JOB — Return each line holding the string "diagram".

MATERIALS PROVIDED —
## START
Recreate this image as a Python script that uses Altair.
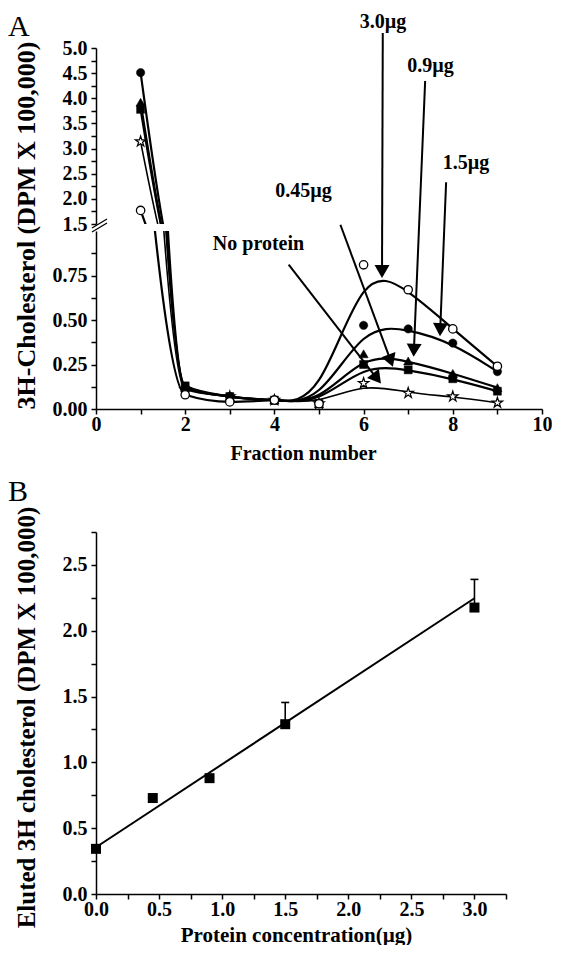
## END
## START
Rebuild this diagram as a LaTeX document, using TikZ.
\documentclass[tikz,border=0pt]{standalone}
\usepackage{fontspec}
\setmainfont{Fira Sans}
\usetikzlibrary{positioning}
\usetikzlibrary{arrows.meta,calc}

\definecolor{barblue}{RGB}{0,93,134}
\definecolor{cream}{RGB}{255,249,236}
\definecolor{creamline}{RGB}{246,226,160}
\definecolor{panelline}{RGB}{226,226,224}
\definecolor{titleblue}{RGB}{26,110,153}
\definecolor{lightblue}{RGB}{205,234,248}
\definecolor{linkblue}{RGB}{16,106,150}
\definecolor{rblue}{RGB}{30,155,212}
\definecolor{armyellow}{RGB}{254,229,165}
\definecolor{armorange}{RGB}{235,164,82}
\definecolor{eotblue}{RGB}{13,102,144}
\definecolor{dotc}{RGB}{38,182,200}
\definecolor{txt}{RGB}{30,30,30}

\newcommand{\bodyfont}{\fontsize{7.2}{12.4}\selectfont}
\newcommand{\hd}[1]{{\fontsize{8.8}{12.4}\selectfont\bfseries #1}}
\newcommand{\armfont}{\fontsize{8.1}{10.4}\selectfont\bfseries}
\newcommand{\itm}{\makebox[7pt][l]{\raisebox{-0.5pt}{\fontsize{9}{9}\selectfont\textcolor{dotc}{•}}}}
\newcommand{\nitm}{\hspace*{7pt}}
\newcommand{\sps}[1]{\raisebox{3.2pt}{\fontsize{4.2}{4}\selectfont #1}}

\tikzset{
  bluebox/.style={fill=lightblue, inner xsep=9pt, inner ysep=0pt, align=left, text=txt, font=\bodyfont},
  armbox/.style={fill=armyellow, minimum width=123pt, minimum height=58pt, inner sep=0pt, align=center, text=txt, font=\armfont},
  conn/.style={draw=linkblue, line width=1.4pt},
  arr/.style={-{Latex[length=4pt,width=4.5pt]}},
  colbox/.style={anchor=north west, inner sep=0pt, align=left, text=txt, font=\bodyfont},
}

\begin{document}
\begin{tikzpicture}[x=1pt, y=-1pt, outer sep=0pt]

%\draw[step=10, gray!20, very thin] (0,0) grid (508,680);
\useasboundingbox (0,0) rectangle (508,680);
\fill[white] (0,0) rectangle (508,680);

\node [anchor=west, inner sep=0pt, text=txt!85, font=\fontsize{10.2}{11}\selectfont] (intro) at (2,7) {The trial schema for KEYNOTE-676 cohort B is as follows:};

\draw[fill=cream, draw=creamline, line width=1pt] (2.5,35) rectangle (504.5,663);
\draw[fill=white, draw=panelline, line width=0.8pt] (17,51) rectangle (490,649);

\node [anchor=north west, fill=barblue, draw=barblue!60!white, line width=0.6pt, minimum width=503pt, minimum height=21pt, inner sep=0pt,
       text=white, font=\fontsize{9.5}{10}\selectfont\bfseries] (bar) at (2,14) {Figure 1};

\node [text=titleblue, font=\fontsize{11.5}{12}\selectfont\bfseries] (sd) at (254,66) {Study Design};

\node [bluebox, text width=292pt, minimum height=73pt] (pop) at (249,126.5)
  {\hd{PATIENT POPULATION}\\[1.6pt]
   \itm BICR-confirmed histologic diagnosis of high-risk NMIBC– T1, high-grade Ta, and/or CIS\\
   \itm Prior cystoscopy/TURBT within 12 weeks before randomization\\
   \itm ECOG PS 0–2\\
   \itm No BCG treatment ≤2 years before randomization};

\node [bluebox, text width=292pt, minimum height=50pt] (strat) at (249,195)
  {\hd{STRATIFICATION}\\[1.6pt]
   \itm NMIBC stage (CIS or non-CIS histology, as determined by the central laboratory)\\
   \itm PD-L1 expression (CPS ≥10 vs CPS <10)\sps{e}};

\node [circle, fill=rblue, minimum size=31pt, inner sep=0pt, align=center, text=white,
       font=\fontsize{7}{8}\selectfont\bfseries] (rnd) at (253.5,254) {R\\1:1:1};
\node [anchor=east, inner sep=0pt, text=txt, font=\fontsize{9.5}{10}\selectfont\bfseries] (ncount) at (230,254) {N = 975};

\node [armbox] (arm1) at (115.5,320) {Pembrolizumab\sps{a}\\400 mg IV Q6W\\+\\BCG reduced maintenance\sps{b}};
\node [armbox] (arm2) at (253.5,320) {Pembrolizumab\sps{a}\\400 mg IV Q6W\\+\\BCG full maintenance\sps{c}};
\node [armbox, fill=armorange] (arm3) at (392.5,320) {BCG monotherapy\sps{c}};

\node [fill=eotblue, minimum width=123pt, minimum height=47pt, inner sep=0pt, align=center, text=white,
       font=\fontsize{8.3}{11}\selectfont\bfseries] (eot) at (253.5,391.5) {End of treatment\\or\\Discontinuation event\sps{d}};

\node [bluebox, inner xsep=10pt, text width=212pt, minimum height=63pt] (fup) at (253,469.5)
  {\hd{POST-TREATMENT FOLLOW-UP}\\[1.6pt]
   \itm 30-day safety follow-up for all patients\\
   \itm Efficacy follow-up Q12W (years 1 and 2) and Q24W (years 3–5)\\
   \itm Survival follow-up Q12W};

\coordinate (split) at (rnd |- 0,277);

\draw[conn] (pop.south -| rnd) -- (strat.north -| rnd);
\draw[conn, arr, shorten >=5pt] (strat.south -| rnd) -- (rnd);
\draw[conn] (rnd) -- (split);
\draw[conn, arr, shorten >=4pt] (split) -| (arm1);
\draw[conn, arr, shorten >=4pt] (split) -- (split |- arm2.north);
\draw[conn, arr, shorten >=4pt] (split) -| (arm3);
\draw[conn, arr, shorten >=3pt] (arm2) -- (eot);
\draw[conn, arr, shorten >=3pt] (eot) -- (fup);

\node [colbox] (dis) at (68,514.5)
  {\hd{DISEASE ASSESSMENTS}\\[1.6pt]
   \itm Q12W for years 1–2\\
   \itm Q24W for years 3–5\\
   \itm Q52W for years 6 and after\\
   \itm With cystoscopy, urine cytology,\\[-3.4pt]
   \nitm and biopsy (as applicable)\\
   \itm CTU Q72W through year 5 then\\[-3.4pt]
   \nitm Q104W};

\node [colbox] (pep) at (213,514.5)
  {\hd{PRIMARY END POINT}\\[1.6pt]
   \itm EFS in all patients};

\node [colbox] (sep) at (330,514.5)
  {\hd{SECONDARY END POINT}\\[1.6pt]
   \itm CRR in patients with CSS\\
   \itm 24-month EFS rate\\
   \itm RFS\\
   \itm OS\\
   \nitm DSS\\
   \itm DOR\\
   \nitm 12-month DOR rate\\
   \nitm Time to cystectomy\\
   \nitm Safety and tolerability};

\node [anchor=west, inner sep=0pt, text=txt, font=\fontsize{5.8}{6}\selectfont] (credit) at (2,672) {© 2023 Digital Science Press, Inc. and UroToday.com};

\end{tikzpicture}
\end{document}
## END
## START
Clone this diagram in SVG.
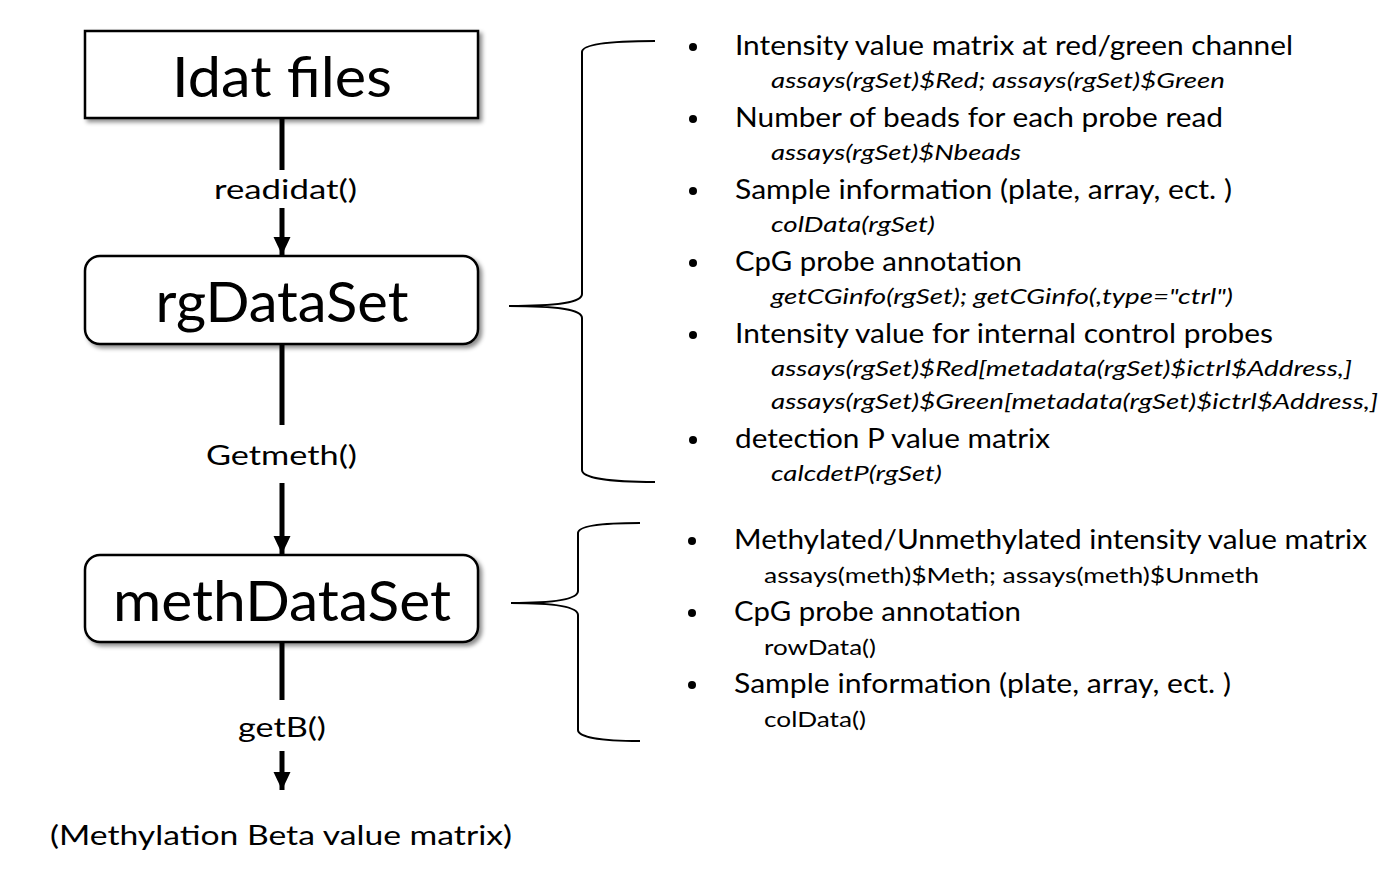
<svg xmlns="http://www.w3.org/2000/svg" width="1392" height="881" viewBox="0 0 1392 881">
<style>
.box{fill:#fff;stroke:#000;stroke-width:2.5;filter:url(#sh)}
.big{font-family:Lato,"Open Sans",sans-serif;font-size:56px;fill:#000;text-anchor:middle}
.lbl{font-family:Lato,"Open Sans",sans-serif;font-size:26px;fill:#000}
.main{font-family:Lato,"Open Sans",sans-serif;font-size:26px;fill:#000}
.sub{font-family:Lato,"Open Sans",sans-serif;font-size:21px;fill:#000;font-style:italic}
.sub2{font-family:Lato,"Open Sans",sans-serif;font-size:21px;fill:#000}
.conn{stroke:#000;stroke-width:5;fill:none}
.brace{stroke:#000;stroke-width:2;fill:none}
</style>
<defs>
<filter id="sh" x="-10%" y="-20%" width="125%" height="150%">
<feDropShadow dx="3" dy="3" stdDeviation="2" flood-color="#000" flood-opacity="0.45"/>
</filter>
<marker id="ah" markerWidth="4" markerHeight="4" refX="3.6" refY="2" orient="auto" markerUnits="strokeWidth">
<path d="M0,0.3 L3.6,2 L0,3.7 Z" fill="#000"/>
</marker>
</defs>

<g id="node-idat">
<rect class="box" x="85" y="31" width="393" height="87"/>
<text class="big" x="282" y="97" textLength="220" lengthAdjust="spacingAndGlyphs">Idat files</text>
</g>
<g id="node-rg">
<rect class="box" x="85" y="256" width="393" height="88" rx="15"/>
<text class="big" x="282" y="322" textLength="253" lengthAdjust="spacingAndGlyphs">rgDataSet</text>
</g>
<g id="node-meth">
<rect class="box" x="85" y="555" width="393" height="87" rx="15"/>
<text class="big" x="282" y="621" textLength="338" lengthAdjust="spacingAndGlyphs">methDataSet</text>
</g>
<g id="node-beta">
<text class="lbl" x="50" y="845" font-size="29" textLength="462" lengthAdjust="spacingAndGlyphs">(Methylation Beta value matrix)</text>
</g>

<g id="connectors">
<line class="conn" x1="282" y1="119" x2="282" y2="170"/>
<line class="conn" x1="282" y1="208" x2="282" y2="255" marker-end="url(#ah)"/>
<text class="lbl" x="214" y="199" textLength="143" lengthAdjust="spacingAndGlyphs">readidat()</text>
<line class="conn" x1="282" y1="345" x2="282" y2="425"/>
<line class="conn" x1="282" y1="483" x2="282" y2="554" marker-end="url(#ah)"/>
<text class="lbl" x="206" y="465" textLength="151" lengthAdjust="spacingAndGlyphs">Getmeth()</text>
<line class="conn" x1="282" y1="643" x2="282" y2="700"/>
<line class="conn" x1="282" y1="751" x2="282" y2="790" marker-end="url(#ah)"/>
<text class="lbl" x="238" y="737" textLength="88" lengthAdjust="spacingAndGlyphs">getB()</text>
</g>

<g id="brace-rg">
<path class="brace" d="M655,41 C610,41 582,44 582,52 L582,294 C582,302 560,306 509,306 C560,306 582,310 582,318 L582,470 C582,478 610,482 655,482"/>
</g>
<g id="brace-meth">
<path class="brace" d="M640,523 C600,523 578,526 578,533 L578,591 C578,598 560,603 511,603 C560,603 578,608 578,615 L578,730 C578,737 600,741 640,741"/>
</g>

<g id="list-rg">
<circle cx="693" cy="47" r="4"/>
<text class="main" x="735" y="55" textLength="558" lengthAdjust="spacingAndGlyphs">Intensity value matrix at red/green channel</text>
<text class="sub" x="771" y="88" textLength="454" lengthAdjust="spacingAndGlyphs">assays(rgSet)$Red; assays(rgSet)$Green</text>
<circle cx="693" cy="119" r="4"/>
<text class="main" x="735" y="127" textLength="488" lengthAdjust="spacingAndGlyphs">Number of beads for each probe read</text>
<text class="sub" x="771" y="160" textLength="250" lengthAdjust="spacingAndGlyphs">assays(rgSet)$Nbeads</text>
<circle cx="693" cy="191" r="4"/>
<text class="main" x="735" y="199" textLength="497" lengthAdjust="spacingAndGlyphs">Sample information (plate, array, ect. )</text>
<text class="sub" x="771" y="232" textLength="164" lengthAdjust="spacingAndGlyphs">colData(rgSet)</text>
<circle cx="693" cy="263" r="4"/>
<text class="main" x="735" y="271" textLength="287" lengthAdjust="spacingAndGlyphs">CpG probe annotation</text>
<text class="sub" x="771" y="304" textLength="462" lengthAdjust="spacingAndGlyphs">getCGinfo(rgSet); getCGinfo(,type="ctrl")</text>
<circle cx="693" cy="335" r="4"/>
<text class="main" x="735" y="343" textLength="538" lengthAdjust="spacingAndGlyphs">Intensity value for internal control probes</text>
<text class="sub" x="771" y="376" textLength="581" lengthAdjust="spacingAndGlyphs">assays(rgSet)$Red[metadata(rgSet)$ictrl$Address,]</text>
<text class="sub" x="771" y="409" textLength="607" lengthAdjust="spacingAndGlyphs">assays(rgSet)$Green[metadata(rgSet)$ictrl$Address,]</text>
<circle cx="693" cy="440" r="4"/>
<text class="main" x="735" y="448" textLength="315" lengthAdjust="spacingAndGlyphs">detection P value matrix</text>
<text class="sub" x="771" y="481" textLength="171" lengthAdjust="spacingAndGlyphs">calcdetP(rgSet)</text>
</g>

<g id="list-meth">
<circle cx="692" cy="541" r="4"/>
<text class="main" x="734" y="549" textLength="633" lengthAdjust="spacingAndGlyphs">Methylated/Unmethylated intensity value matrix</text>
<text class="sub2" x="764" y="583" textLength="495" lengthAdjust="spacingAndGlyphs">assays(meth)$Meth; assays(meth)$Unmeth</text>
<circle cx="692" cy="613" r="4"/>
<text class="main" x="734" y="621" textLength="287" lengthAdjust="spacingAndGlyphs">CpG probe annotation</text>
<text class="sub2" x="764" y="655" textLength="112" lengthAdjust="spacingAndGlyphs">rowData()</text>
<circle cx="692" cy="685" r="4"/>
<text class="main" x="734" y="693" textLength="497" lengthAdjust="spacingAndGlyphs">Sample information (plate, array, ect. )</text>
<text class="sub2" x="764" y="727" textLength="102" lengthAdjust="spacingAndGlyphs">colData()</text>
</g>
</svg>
## END
WRITTEN RESPONSE —
Rebuild this diagram as a LaTeX document, using TikZ.
Clone this diagram in SVG.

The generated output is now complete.